Using George as an example, he transfers his nonvoting stock, valued at $3 million, into his GRAT. The amount of the gift is determined when the GRAT is funded. For Delveccio, we designed a GRAT, funded it with $3 million of stock and required a $1 million annual payment for four years. Recall that the $1 million distribution amount is the amount of dividend distribution the company normally made with respect to one-half of the stock. Consequently, all of the stock originally transferred to the GRAT will still be there after four years.
The IRS, however, must assume that a $3 million asset will produce only $150,000 of distributions/growth a year. (It bases that assumption on its current five percent Federal mid-term interest rate.) Consequently, to design the GRAT to generate an annuity payment of $1 million per year means that the GRAT theoretically distributes—using the IRS's interest assumptions—roughly $850,000 of the GRAT’s principal (the nonvoting stock) in the first year of the GRAT. In each of the ensuing three years, even more principal will be distributed to satisfy the annual annuity payment until (theoretically) the principal of the GRAT is exhausted. As you can see, if the IRS’s five percent assumption is correct, all of the GRAT assets must be distributed to satisfy the annual $1 million annuity payment.

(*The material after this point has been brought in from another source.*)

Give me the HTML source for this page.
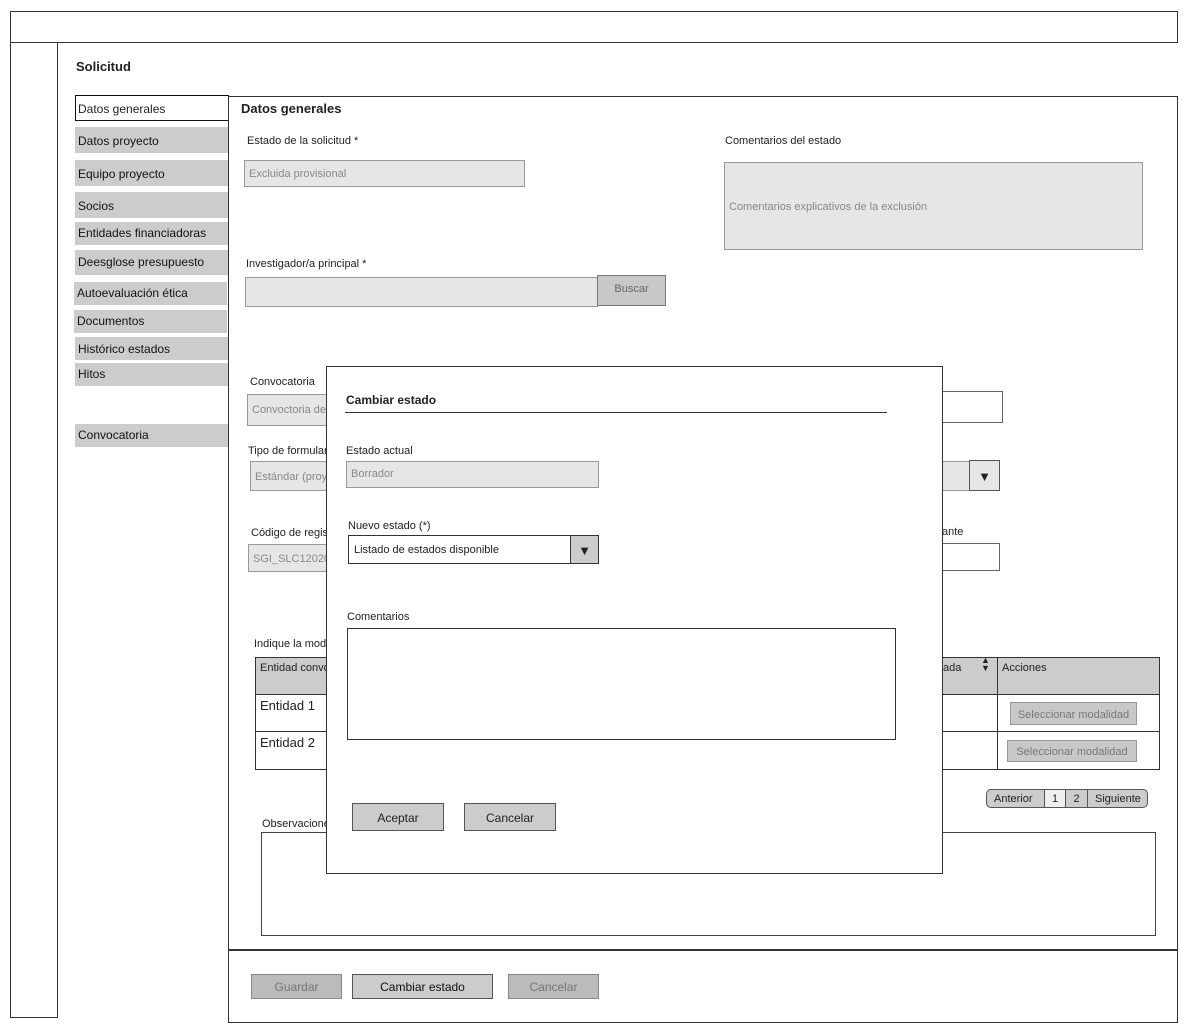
<!DOCTYPE html>
<html><head><meta charset="utf-8"><style>
*{box-sizing:border-box;margin:0;padding:0}
body{width:1200px;height:1034px;background:#fff;position:relative;overflow:hidden;font-family:"Liberation Sans",sans-serif;font-size:12px;color:#222}
.a{position:absolute}
.b{position:absolute;border:1px solid #333}
.s{position:absolute;background:#ccc;padding-left:3px;line-height:22px;font-size:12px;color:#111}
.in{position:absolute;background:#e6e6e6;border:1px solid #999;color:#888;padding-left:4px;font-size:11px}
.btn{position:absolute;border:1px solid #555;background:#ccc;text-align:center;font-size:12px}
.t{position:absolute;font-size:11px;color:#222;white-space:nowrap}
</style></head><body>
<div class="b" style="left:10px;top:11px;width:1168px;height:32px"></div>
<div class="b" style="left:10px;top:42px;width:48px;height:976px"></div>
<div class="a" style="left:76px;top:59px;font-weight:bold;font-size:13px">Solicitud</div>

<div class="a" style="left:75px;top:95px;width:154px;height:26px;border:1px solid #111;background:#fff;padding-left:2px;line-height:26px;font-size:12px">Datos generales</div>
<div class="s" style="left:75px;top:127px;width:153px;height:26px;line-height:28px">Datos proyecto</div>
<div class="s" style="left:75px;top:160px;width:153px;height:26px;line-height:28px">Equipo proyecto</div>
<div class="s" style="left:75px;top:192px;width:153px;height:26px;line-height:28px">Socios</div>
<div class="s" style="left:75px;top:222px;width:153px;height:23px;line-height:22px">Entidades financiadoras</div>
<div class="s" style="left:75px;top:250px;width:153px;height:25px;line-height:24px">Deesglose presupuesto</div>
<div class="s" style="left:74px;top:282px;width:153px;height:23px;line-height:22px">Autoevaluación ética</div>
<div class="s" style="left:74px;top:310px;width:153px;height:23px;line-height:22px">Documentos</div>
<div class="s" style="left:75px;top:337px;width:153px;height:23px;line-height:24px">Histórico estados</div>
<div class="s" style="left:75px;top:363px;width:153px;height:23px">Hitos</div>
<div class="s" style="left:75px;top:424px;width:153px;height:23px">Convocatoria</div>

<div class="b" style="left:228px;top:96px;width:950px;height:927px"></div>
<div class="a" style="left:228px;top:949px;width:950px;height:2px;background:#333"></div>
<div class="a" style="left:241px;top:101px;font-weight:bold;font-size:13px">Datos generales</div>

<div class="t" style="left:247px;top:135px">Estado de la solicitud *</div>
<div class="in" style="left:244px;top:160px;width:281px;height:27px;line-height:27px">Excluida provisional</div>
<div class="t" style="left:725px;top:135px">Comentarios del estado</div>
<div class="in" style="left:724px;top:162px;width:419px;height:88px;line-height:88px">Comentarios explicativos de la exclusión</div>
<div class="t" style="left:246px;top:258px">Investigador/a principal *</div>
<div class="in" style="left:245px;top:277px;width:353px;height:30px"></div>
<div class="btn" style="left:597px;top:275px;width:69px;height:31px;line-height:26px;color:#666;font-size:11px;border-color:#777;background:#c8c8c8">Buscar</div>

<div class="t" style="left:250px;top:376px">Convocatoria</div>
<div class="in" style="left:247px;top:394px;width:300px;height:32px;line-height:30px">Convoctoria de</div>
<div class="b" style="left:900px;top:391px;width:103px;height:32px;border-color:#666"></div>
<div class="t" style="left:248px;top:445px">Tipo de formulario</div>
<div class="in" style="left:250px;top:461px;width:720px;height:30px;line-height:30px">Estándar (proyecto)</div>
<div class="a" style="left:969px;top:460px;width:31px;height:31px;border:1px solid #555;background:#e6e6e6;text-align:center;line-height:31px;font-size:13px">▼</div>
<div class="t" style="left:251px;top:527px">Código de registro</div>
<div class="t" style="left:942px;top:526px">ante</div>
<div class="in" style="left:248px;top:544px;width:300px;height:28px;line-height:28px">SGI_SLC12020</div>
<div class="b" style="left:900px;top:543px;width:100px;height:28px;border-color:#666"></div>

<div class="t" style="left:254px;top:638px">Indique la modalidad</div>
<div class="b" style="left:255px;top:657px;width:905px;height:113px"></div>
<div class="a" style="left:256px;top:658px;width:903px;height:37px;background:#ccc;border-bottom:1px solid #333"></div>
<div class="a" style="left:256px;top:731px;width:903px;height:1px;background:#333"></div>
<div class="a" style="left:997px;top:658px;width:1px;height:111px;background:#333"></div>
<div class="t" style="left:260px;top:662px">Entidad convocante</div>
<div class="t" style="left:940px;top:662px">tada</div>
<div class="t" style="left:981px;top:656px;font-size:9px;line-height:8px">▲<br>▼</div>
<div class="t" style="left:1002px;top:662px">Acciones</div>
<div class="t" style="left:260px;top:698px;font-size:13px">Entidad 1</div>
<div class="t" style="left:260px;top:735px;font-size:13px">Entidad 2</div>
<div class="btn" style="left:1010px;top:702px;width:127px;height:23px;line-height:24px;color:#777;font-size:11px;border-color:#999;background:#c8c8c8">Seleccionar modalidad</div>
<div class="btn" style="left:1007px;top:740px;width:130px;height:22px;line-height:23px;color:#777;font-size:11px;border-color:#999;background:#c8c8c8">Seleccionar modalidad</div>

<div class="a" style="left:986px;top:789px;width:162px;height:19px;border:1px solid #555;border-radius:5px;background:#ccc;font-size:11px;line-height:18px;overflow:hidden">
<span class="a" style="left:7px">Anterior</span>
<span class="a" style="left:57px;width:22px;height:17px;background:#eee;border-left:1px solid #555;border-right:1px solid #555;text-align:center">1</span>
<span class="a" style="left:79px;width:22px;text-align:center;border-right:1px solid #555">2</span>
<span class="a" style="left:108px">Siguiente</span></div>

<div class="t" style="left:262px;top:818px">Observaciones</div>
<div class="b" style="left:261px;top:832px;width:895px;height:104px;border-color:#444"></div>

<div class="btn" style="left:251px;top:974px;width:91px;height:25px;line-height:25px;color:#777;border-color:#888;background:#bbb">Guardar</div>
<div class="btn" style="left:352px;top:974px;width:141px;height:25px;line-height:25px;color:#111">Cambiar estado</div>
<div class="btn" style="left:508px;top:974px;width:91px;height:25px;line-height:25px;color:#777;border-color:#888;background:#bbb">Cancelar</div>

<div class="b" style="left:326px;top:366px;width:617px;height:508px;background:#fff"></div>
<div class="a" style="left:346px;top:393px;font-weight:bold;font-size:12px">Cambiar estado</div>
<div class="a" style="left:345px;top:412px;width:542px;height:1px;background:#333"></div>
<div class="t" style="left:346px;top:445px">Estado actual</div>
<div class="in" style="left:346px;top:461px;width:253px;height:27px;line-height:25px">Borrador</div>
<div class="t" style="left:348px;top:520px">Nuevo estado (*)</div>
<div class="b" style="left:348px;top:535px;width:251px;height:29px;padding-left:5px;line-height:29px;font-size:11px">Listado de estados disponible</div>
<div class="a" style="left:570px;top:535px;width:29px;height:29px;border:1px solid #333;background:#ccc;text-align:center;line-height:29px;font-size:13px">▼</div>
<div class="t" style="left:347px;top:611px">Comentarios</div>
<div class="b" style="left:347px;top:628px;width:549px;height:112px"></div>
<div class="btn" style="left:352px;top:803px;width:92px;height:28px;line-height:29px">Aceptar</div>
<div class="btn" style="left:464px;top:803px;width:92px;height:28px;line-height:29px">Cancelar</div>
</body></html>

Of course, if George’s company maintains its capacity to pay its regular distribution of $1 million with respect to 50 percent of the stock, all of the stock will remain in the GRAT after the four-year GRAT term. For gifting purposes, however, George is entitled to use the IRS’s interest assumption. This results in nothing being left in the GRAT, and therefore no gift was made at the time the GRAT was created. In George’s situation, when the GRAT terminates four years hence, the remaining stock (in this case ALL) is transferred to the children without further gift consequences. The children receive one-half of the company at no gift tax cost. The key to making a GRAT work well is to have an asset which appreciates in value and/or produces income (or grows in value) in excess of the Federal mid-term interest rate. Most successful businesses easily exceed this IRS- mandated threshold. This is especially true when we design the gifting to take advantage of the additional leverage in the form of using a minority discount on the original transfer of the business interest to the GRAT. Let’s summarize what George did:
Epilogue
The assets in George Delveccio’s estate did indeed continue to grow. He was able to transfer wealth equal to $3 million to each child in trust. After the business was sold, he and his wife, Eunice, were able to invest $5 million, far more than required to maintain their relatively simple lifestyle. In fact, George and Eunice have made tentative plans to establish a foundation and give additional wealth during their lifetimes to the charities of their choice.